Standing in Downtown Cairo, the modern monument known as the ‘Cairo Tower’ (Borg Al-Qāhira), which is 50 meters above the Great Pyramid, also represents a new chapter in Egypt’s history. Some reports state that it represents a well known attempt by former Egyptian President Gamal Abdul Nasser to mock foreign powers and leaders at that time, as part of his plan to alter the balance of Egyptian-American relations, according to some writers.

According to Miles Copland in his book, The Game of Nations: the Amorality of World Politics, the story began during a meeting between Nasser and U.S. intelligence officer Kermit Roosevelt, who attempted to dissuade Nasser from supporting Algeria’s war of independence and opposing Israel.

As a means of pressuring Nasser to change his foreign policy, the CIA allegedly decided to donate—or as some would later describe it, bribe Nasser with—a large sum of personal funds, amounting to $1-3 million.

According to Gordon Thomas in Inside British Intelligence: 100 Years of MI5 and MI6, Nasser – who felt insulted by the bribe  – allegedly told him that “I said that one day he [Roosevelt] would have a monument in his honor in Cairo,” as a way to mock and rebuke him.

Rather than changing his foreign policy, Nasser decided to use up the CIA cash to construct the Cairo Tower. It was perceived by intelligence officers like Owen Sirrs as a form of defiance by Nasser, an act of resistance to foreign influence in Egypt. “To put it bluntly, Nasser wanted to be the ra’is [Arabic for president] in the region, not a Western-led coalition,” Owen Sirrs once stated.

Built by Egyptian architect Naoum Shebib, who oversaw the tower’s construction from 1954 to 1961, the design is interpreted differently by many, some postulate that it is meant to resemble the pharaonic lotus plant, an iconic symbol of Ancient Egypt. Others, such as Nasser’s aides, nicknamed it el-wa’ef rusfel, Arabic for ‘Roosevelt’s erection’, as noted in Kingmakers: The Invention of the Modern Middle East. At the top of the tower is a circular observation deck and a rotating restaurant with a view of greater Cairo.

At the inauguration of the Cairo Tower, Naoum Shebib delivered a speech, stating “this tower sits among the world’s highest concrete towers. Its height reaches 187 meters, 50 meters above the Great Pyramid…We have taken into consideration the most modern methods used in reinforced concrete construction.”

“The perimeter of the tower is covered with concrete mesh-shaped diamond patterns that stretch up, giving the impression of an upward movement as the gaze is drawn towards the sky. I want to mention the courage of Egyptian workers and their patience and ability to work at such heights despite their exposure to inclement weather,” he added.

A view of the Nile River and Cairo as seen from the Cairo Tower, Egypt on August 17, 2016. (Xinhua/Ahmed Gomaa)
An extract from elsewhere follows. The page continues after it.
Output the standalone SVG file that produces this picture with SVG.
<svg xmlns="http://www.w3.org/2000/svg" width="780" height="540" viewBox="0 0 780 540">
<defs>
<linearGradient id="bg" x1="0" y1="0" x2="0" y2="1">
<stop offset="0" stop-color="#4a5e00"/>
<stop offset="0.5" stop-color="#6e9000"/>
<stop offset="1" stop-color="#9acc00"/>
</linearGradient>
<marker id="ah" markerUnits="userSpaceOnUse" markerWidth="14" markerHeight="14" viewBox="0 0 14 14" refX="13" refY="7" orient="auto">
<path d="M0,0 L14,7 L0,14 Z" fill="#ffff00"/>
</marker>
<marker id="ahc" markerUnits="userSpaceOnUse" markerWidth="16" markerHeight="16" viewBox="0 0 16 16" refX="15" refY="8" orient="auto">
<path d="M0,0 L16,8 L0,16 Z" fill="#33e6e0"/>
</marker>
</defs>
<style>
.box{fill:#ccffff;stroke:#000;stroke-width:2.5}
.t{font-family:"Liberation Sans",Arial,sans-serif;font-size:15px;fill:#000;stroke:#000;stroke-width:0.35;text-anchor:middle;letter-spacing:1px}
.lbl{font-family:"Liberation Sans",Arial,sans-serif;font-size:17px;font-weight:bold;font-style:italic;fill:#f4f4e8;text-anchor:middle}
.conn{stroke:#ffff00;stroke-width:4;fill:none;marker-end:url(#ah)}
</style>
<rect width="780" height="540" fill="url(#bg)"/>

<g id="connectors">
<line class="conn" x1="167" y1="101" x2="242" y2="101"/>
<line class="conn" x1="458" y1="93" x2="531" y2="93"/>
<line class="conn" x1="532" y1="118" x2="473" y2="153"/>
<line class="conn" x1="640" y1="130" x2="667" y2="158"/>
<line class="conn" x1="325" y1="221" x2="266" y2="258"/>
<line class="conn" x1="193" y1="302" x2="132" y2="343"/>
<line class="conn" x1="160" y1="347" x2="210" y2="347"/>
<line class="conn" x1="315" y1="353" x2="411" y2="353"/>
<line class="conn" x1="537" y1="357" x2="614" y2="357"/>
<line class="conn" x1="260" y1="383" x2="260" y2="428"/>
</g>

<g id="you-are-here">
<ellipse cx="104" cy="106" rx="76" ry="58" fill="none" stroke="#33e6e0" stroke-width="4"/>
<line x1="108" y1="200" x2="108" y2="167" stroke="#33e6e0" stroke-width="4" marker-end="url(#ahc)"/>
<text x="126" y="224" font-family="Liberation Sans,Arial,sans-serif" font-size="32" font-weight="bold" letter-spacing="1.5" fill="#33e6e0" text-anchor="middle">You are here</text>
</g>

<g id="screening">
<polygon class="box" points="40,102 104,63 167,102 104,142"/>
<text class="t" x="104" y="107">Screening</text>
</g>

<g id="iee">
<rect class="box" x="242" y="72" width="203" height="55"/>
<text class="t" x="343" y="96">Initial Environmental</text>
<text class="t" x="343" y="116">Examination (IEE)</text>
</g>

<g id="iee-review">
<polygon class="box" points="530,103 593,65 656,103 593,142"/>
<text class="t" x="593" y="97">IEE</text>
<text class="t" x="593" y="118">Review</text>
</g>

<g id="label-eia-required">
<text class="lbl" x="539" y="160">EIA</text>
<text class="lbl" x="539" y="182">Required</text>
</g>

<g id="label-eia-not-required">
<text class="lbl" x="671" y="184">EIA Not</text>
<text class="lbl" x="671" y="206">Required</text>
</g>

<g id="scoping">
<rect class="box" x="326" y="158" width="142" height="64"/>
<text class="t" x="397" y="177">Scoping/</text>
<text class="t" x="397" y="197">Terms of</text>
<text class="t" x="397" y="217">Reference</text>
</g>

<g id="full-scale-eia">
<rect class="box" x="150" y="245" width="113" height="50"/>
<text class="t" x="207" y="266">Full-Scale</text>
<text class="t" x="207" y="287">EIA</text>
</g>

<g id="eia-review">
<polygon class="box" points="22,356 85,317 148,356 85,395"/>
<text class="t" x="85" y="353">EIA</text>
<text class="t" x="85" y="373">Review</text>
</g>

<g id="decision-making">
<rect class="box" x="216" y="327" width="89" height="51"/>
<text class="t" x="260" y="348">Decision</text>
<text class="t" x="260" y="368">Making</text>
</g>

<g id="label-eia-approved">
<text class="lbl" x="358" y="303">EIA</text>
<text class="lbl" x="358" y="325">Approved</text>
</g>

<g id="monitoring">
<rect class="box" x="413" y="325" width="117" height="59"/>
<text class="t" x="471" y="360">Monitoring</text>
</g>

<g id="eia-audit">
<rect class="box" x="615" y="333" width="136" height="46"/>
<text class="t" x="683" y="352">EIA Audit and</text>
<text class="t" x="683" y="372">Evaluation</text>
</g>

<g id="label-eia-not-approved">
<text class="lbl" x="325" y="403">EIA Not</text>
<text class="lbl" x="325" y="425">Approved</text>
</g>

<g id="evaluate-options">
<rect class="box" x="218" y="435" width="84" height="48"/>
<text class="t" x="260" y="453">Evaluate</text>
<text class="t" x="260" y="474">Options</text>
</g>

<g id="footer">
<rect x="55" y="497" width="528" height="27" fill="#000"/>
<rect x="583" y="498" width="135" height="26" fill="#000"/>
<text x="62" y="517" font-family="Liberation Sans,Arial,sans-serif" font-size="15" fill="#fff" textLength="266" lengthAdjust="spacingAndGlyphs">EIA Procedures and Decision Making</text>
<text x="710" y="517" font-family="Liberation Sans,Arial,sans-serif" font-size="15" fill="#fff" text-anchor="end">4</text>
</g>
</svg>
Another unofficial version of the story suggests that the tower was built for national security purposes, as shortly before construction, Nasser sent his confidante Hassan Al Tohami to the United States in 1954 to meet with CIA officials to help establish the Egyptian General Intelligence Services (GIS). The tower supposedly also served as one of the most important telecommunications hubs for the newly formed intelligence agency.
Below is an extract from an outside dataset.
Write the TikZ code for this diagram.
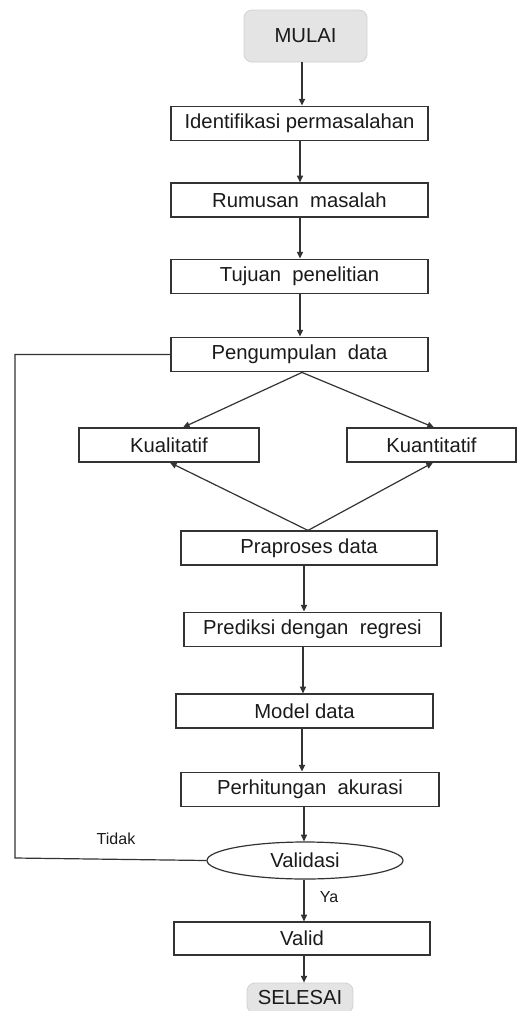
\documentclass[tikz,border=0pt]{standalone}
\usepackage{fontspec}
\setmainfont{Liberation Sans}
\usetikzlibrary{shapes.geometric,arrows.meta,calc}
\definecolor{ln}{HTML}{333333}
\definecolor{txt}{HTML}{1A1A1A}
\definecolor{termfill}{HTML}{E4E4E4}
\definecolor{termdraw}{HTML}{D2D2D2}
\begin{document}
\begin{tikzpicture}[x=0.75pt,y=-0.75pt,
  font=\fontsize{15.2}{18}\selectfont, text=txt,
  box/.style={draw=ln, line width=0.9pt, rectangle, inner sep=0pt, minimum height=#1},
  box/.default=26pt,
  term/.style={draw=termdraw, fill=termfill, rounded corners=6pt, inner sep=0pt, line width=0.6pt},
  arr/.style={draw=ln, line width=0.9pt, -{Triangle[length=5pt,width=4.5pt]}},
  plain/.style={draw=ln, line width=0.9pt},
  lbl/.style={font=\fontsize{12}{14}\selectfont, inner sep=0pt}]
\useasboundingbox (0,0) rectangle (517,1011);
\fill[white] (0,0) rectangle (517,1011);

\node[term, minimum width=92.25pt, minimum height=39pt] (mulai) at (305.5,36) {MULAI};
\node[box, minimum width=192.75pt] (ident) at (299.5,123.5) {Identifikasi permasalahan};
\node[box=25.5pt, minimum width=192.75pt] (rumus) at (299.5,200) {Rumusan~~masalah};
\node[box, minimum width=192.75pt] (tujuan) at (299.5,276.5) {Tujuan~~penelitian};
\node[box, minimum width=192.75pt] (kumpul) at (299.5,354.5) {Pengumpulan~~data};
\node[box=25.5pt, minimum width=135pt] (kual) at (169,445) {Kualitatif};
\node[box=25.5pt, minimum width=126.75pt] (kuan) at (431.5,445) {Kuantitatif};
\node[box=25.5pt, minimum width=192pt] (prap) at (309,548) {Praproses data};
\node[box, minimum width=192.75pt] (pred) at (312.5,629.5) {Prediksi dengan~~regresi};
\node[box=25.5pt, minimum width=192.75pt] (model) at (304.5,711) {Model data};
\node[box, minimum width=193.5pt] (hitung) at (310,789.5) {Perhitungan~~akurasi};
\node[draw=ln, line width=0.9pt, ellipse, inner sep=0pt, minimum width=147pt, minimum height=27.75pt] (valsi) at (305,860.5) {Validasi};
\node[box=24.75pt, minimum width=192pt] (valid) at (302,938.5) {Valid};
\node[term, minimum width=79.5pt, minimum height=22.5pt] (selesai) at (300,998) {SELESAI};

\node[lbl] (tidak) at (116,839) {Tidak};
\node[lbl] (ya) at (329,897) {Ya};

\draw[arr] (mulai.south -| 302,0) -- (302,0 |- ident.north);
\draw[arr] (ident.south -| 300,0) -- (300,0 |- rumus.north);
\draw[arr] (rumus.south -| 300,0) -- (300,0 |- tujuan.north);
\draw[arr] (tujuan.south -| 300,0) -- (300,0 |- kumpul.north);
\draw[arr] (kumpul.south -| 302,0) -- (kual.north -| 183,0);
\draw[arr] (kumpul.south -| 302,0) -- (kuan.north -| 434,0);
\draw[arr] (prap.north -| 308,0) -- (kual.south -| 170,0);
\draw[arr] (prap.north -| 308,0) -- (kuan.south -| 433,0);
\draw[arr] (prap.south -| 304,0) -- (304,0 |- pred.north);
\draw[arr] (pred.south -| 303,0) -- (303,0 |- model.north);
\draw[arr] (model.south -| 302,0) -- (302,0 |- hitung.north);
\draw[arr] (hitung.south -| 304,0) -- (304,0 |- valsi.north);
\draw[arr] (valsi.south -| 304,0) -- (304,0 |- valid.north);
\draw[arr] (valid.south -| 304,0) -- (304,0 |- selesai.north);
\coordinate (lc) at (15,858);
\draw[plain] (valsi.west) -- (lc) -- (lc |- kumpul.west) -- (kumpul.west);
\end{tikzpicture}
\end{document}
Though that story remains unclear and does not explain why the relationship between US and Egypt continued to sour afterwards, as Nasser didn’t receive the $200 million-plus he wanted to build a hydroelectric power station in Aswan—known as the Aswan High Dam.
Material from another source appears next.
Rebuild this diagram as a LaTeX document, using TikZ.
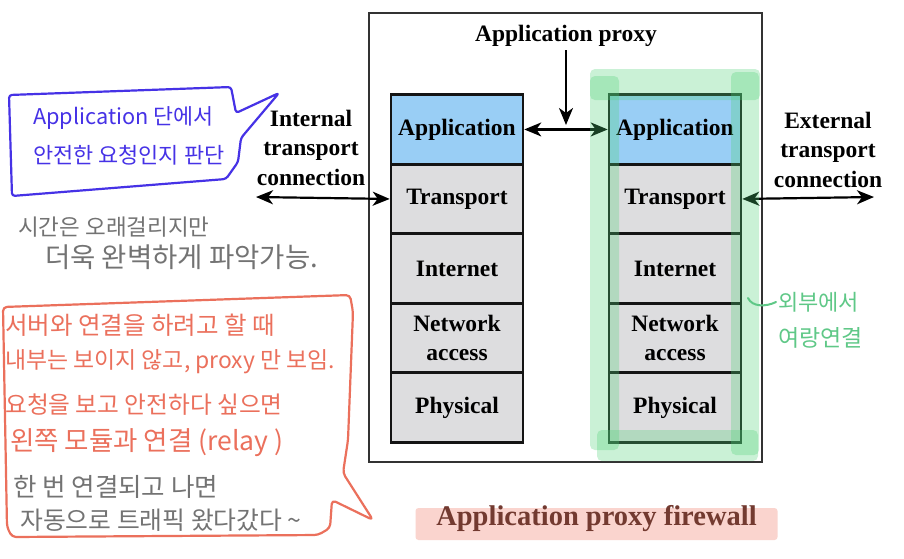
\documentclass[tikz,border=0pt]{standalone}
\usepackage{fontspec}
\setmainfont{Liberation Serif}
\newfontfamily\kr{Noto Sans CJK KR}
\usetikzlibrary{arrows.meta}
\definecolor{appblue}{RGB}{153,206,245}
\definecolor{laygray}{RGB}{221,221,223}
\definecolor{hlgreen}{RGB}{80,210,120}
\definecolor{penblue}{RGB}{70,50,230}
\definecolor{penred}{RGB}{235,112,92}
\definecolor{pengray}{RGB}{115,115,115}
\definecolor{pengreen}{RGB}{95,200,135}
\definecolor{capbg}{RGB}{250,212,206}
\definecolor{captxt}{RGB}{115,58,48}
\begin{document}
\begin{tikzpicture}[x=1pt,y=-1pt,
  layerbox/.style={draw=black!92, line width=2.6pt, fill=laygray, minimum width=132pt,
    minimum height=69.5pt, inner sep=0pt, font=\fontsize{23.5}{29}\selectfont\bfseries, align=center},
  appbox/.style={layerbox, fill=appblue},
  lbl/.style={font=\fontsize{23.5}{29.5}\selectfont\bfseries, align=center},
  tipstyle/.style={},
  conn/.style={line width=2.2pt, {Stealth[length=17pt,width=14pt,inset=5pt]}-{Stealth[length=17pt,width=14pt,inset=5pt]}},
  oneway/.style={line width=2.2pt, -{Stealth[length=17pt,width=14pt,inset=5pt]}},
  hl/.style={fill=hlgreen, fill opacity=0.3, rounded corners=5pt},
  hw/.style={anchor=west, inner sep=0pt, font=\kr\fontsize{#1}{#1}\selectfont},
  callout/.style={line width=2.2pt, line join=round}
]
\useasboundingbox (0,0) rectangle (904,558);
\fill[white] (0,0) rectangle (904,558);

% firewall frame
\node[draw=black!80, line width=1.3pt, minimum width=393pt, minimum height=449pt, inner sep=0pt] (fw) at (565.5,237.5) {};

% left stack
\node[appbox] (lapp) at (457,129.45) {Application};
\node[layerbox] (ltr) at (457,198.95) {Transport};
\node[layerbox] (lint) at (457,268.45) {Internet};
\node[layerbox] (lnet) at (457,337.95) {Network\\access};
\node[layerbox] (lphy) at (457,407.45) {Physical};

% right stack
\node[appbox] (rapp) at (675,129.45) {Application};
\node[layerbox] (rtr) at (675,198.95) {Transport};
\node[layerbox] (rint) at (675,268.45) {Internet};
\node[layerbox] (rnet) at (675,337.95) {Network\\access};
\node[layerbox] (rphy) at (675,407.45) {Physical};

% labels
\node[lbl] (proxy) at (566,36) {Application proxy};
\node[lbl] (intl) at (311,147.5) {Internal\\transport\\connection};
\node[lbl] (extl) at (828,149.5) {External\\transport\\connection};

% connectors
\coordinate (ptip) at (566,125);
\coordinate (iend) at (256,197);
\coordinate (eend) at (874,197);
\draw[oneway] (proxy.south) -- (ptip);
\draw[conn] (lapp.east) -- (rapp.west);
\draw[conn] (iend) -- (ltr.west);
\draw[conn] (rtr.east) -- (eend);

% green highlighter frame
\fill[hl] (590,69) rectangle (760,100);
\fill[hl] (590,76) rectangle (619,450);
\fill[hl] (731,72) rectangle (759,455);
\fill[hl] (597,430) rectangle (758,461);

% caption
\node[fill=capbg, rounded corners=3pt, minimum width=362pt, minimum height=32pt, inner sep=0pt] (capbox) at (596.5,524) {};
\node[font=\fontsize{28.5}{30}\selectfont\bfseries, text=captxt, anchor=base, inner sep=0pt] (cap) at (596.5,525) {Application proxy firewall};

% blue callout
\draw[callout, penblue, rounded corners=3pt] (9,95) -- (231,87) -- (236,113) -- (279,93) -- (241,138) -- (238,162) -- (226,179) -- (12,196) -- cycle;
\node[hw=21.7, text=penblue] (b1) at (33,118) {Application 단에서};
\node[hw=21.9, text=penblue] (b2) at (33,155) {안전한 요청인지 판단};

% gray notes
\node[hw=22.5, text=pengray] (g1) at (18,227) {시간은 오래걸리지만};
\node[hw=27.5, text=pengray] (g2) at (45,257) {더욱 완벽하게 파악가능.};

% red callout
\draw[callout, penred, rounded corners=4pt] (3,307) -- (350,295) -- (353,312) -- (348,440) -- (343,473) -- (373,520) -- (332,500) -- (330,528) -- (318,535) -- (12,537) -- (7,527) -- cycle;
\node[hw=24.5, text=penred] (r1) at (5,325) {서버와 연결을 하려고 할 때};
\node[hw=22.9, text=penred] (r2) at (5,362) {내부는 보이지 않고, proxy 만 보임.};
\node[hw=23.7, text=penred] (r3) at (5,405) {요청을 보고 안전하다 싶으면};
\node[hw=26.5, text=penred] (r4) at (10,443) {왼쪽 모듈과 연결 (relay )};
\node[hw=25.5, text=pengray] (g5) at (13,487) {한 번 연결되고 나면};
\node[hw=24.8, text=pengray] (g6) at (20,520) {자동으로 트래픽 왔다갔다 \textasciitilde};

% green note
\draw[pengreen, line width=2pt, line cap=round] (748,298) .. controls (752,307) and (766,307) .. (776,302);
\node[hw=22, text=pengreen] (n1) at (778,302) {외부에서};
\node[hw=23, text=pengreen] (n2) at (778,338) {여랑연결};
\end{tikzpicture}
\end{document}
What is evident, however, is that the tower continues to represent a powerful symbol of modern Egypt and often evokes feelings of national pride for many, as Gehan Selim notes in ‘Between Order and Modernity: Resurgence Planning in Revolutionary Egypt’, marking the political transition from the monarchy to a modern republic under the presidency of Gamal Abdel Nasser. 

It is also a reminder of a rare moment in history when a leader such as Nasser was able to publicly ridicule foreign leaders and stand up against neocolonialism, changing the power relationship between nations and refusing to trade political independence for economic gifts.